The puzzle is why SRPs have evolved in the U.S. to a potentially
more virulent structure and associated reactions by institutional
investors when it appears that SRPs have little impact on wealth
or takeover frequency. One interpretation is that the SRP is benign.
Alternatively, it is possible that firms have other means available
to defend against takeovers and SRPs were marginally more effective
but not enough to make a noticeable difference. Unfortunately, Canadian
evidence is limited and new studies are required to investigate
the impact of SRPs announcements on target and bidder shareholder
wealth, the impact of regulatory decisions that in effect limit
usefulness of SRPs, and the influence of SRPs on takeover activity.
Associated with the latter issue is the potentially negative impact
on potential bidders when it is known that there can be an auction
as a result of a bid and therefore, a higher premium.

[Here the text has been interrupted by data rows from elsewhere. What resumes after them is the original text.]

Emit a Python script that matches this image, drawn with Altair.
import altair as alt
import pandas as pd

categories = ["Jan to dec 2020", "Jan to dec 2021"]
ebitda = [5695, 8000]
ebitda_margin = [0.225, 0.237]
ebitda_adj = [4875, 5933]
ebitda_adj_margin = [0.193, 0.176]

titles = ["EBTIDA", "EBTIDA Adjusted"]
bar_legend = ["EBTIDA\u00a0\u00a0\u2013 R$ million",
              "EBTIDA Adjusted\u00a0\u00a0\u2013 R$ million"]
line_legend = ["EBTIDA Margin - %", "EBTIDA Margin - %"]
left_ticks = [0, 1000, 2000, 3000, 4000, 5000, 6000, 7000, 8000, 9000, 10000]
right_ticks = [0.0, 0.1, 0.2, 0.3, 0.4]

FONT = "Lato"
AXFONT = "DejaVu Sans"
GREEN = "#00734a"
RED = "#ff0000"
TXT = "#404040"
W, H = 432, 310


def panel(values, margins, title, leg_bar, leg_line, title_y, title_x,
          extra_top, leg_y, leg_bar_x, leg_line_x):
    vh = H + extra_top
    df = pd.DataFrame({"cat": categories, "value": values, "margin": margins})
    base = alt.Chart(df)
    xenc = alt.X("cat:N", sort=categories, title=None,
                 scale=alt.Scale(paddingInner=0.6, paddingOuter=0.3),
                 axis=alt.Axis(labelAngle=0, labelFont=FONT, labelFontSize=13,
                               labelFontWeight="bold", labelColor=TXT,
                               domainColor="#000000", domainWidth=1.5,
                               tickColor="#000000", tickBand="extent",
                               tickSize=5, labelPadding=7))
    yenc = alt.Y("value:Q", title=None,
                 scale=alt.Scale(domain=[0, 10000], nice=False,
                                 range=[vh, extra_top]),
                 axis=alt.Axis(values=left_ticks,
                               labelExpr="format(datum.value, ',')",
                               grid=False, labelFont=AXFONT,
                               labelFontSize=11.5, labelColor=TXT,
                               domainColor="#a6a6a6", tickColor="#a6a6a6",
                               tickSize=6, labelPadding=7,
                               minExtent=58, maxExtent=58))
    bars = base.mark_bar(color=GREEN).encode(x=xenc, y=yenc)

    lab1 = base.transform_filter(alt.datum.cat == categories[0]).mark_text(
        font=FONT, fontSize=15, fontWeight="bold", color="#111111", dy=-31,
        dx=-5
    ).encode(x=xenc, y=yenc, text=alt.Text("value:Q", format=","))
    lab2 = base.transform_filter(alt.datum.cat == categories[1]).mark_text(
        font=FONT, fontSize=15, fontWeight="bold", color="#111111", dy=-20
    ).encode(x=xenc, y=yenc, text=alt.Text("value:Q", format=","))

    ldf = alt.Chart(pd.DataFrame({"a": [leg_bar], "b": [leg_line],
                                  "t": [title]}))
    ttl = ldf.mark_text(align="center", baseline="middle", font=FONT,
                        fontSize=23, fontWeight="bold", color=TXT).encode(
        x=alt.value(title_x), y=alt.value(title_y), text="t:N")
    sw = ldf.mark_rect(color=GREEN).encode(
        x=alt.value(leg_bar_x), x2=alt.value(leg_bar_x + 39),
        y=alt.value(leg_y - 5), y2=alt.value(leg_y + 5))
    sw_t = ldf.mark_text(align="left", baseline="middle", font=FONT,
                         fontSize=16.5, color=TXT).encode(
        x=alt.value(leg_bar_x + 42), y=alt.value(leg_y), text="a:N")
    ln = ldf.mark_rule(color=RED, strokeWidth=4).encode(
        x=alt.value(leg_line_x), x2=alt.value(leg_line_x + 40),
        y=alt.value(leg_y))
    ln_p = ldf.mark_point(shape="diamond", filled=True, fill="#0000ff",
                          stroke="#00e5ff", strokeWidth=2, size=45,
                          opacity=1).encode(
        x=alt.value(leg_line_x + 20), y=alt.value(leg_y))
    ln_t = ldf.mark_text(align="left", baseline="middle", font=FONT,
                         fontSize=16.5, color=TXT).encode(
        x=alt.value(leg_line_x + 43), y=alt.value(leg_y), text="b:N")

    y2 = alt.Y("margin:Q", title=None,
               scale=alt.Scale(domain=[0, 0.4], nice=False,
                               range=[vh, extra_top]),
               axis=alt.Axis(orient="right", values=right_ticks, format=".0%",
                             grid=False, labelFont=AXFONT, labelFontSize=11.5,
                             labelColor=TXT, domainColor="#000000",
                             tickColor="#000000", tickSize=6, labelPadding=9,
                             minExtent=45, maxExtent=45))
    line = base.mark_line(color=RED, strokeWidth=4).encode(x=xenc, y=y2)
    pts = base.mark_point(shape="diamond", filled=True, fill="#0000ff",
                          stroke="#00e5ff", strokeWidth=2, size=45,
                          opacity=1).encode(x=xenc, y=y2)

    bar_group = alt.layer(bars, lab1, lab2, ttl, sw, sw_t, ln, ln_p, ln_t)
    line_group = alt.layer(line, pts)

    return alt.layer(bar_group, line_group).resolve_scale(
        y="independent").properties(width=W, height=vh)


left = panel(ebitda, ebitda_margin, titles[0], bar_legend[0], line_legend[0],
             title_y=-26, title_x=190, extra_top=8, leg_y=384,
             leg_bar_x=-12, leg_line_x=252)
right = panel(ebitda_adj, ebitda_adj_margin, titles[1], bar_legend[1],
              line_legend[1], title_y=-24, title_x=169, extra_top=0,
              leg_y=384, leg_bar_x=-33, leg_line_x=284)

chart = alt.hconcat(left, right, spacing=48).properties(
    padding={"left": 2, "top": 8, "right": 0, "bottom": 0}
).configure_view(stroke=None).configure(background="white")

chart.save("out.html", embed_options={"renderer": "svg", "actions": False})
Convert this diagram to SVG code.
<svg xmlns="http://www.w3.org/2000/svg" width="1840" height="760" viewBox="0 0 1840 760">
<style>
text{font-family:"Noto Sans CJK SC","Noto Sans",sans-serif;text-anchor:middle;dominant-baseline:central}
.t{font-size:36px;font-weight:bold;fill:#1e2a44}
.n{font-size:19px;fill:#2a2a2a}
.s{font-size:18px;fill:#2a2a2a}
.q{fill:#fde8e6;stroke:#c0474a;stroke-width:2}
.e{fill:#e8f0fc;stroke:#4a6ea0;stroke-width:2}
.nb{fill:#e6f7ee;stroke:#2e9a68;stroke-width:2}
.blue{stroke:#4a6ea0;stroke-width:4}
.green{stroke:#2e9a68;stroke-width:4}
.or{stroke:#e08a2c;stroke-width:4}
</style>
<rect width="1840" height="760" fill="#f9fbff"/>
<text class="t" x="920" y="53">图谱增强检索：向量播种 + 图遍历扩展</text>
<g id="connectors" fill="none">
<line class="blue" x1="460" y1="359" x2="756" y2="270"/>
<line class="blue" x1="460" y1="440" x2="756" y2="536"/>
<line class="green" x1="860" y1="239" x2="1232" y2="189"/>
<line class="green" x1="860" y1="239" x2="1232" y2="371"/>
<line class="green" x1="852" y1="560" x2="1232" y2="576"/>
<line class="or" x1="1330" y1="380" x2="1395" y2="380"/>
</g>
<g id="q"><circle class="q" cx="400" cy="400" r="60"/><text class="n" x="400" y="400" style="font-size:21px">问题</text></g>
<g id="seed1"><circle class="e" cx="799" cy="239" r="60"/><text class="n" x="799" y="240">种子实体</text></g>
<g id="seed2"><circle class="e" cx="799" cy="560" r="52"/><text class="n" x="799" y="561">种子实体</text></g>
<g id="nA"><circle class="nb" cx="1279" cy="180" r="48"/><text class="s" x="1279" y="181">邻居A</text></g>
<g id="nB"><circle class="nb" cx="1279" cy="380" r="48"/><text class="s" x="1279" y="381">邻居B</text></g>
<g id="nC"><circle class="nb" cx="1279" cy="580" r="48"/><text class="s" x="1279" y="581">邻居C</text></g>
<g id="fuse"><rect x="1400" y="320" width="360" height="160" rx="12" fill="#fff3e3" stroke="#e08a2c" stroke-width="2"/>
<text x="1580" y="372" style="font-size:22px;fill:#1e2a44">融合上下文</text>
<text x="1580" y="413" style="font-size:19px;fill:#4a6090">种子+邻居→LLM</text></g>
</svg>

If the purpose of the SRP and in some situations, the decision
of the regulator, is to extend the waiting period, why not do this
directly and where they exist, remove the SRP if there is a takeover
bid or prohibit introduction of a SRP after a bid has been made?
Of course, the extended waiting period and resulting auction may
have an impact on premium paid, expected profitability of the transaction
to the initial bidder, and ultimately on number of bids.
In summary, due to the nature of regulatory decisions in Canada,
the SRP, while it may slow up a takeover, or encourage an auction,
will not stop it. The SRP is not a good long-term entrenchment strategy.
Thus the introduction of potentially more virulent pills and resulting
counter measures observed in the U.S. are not found in Canada.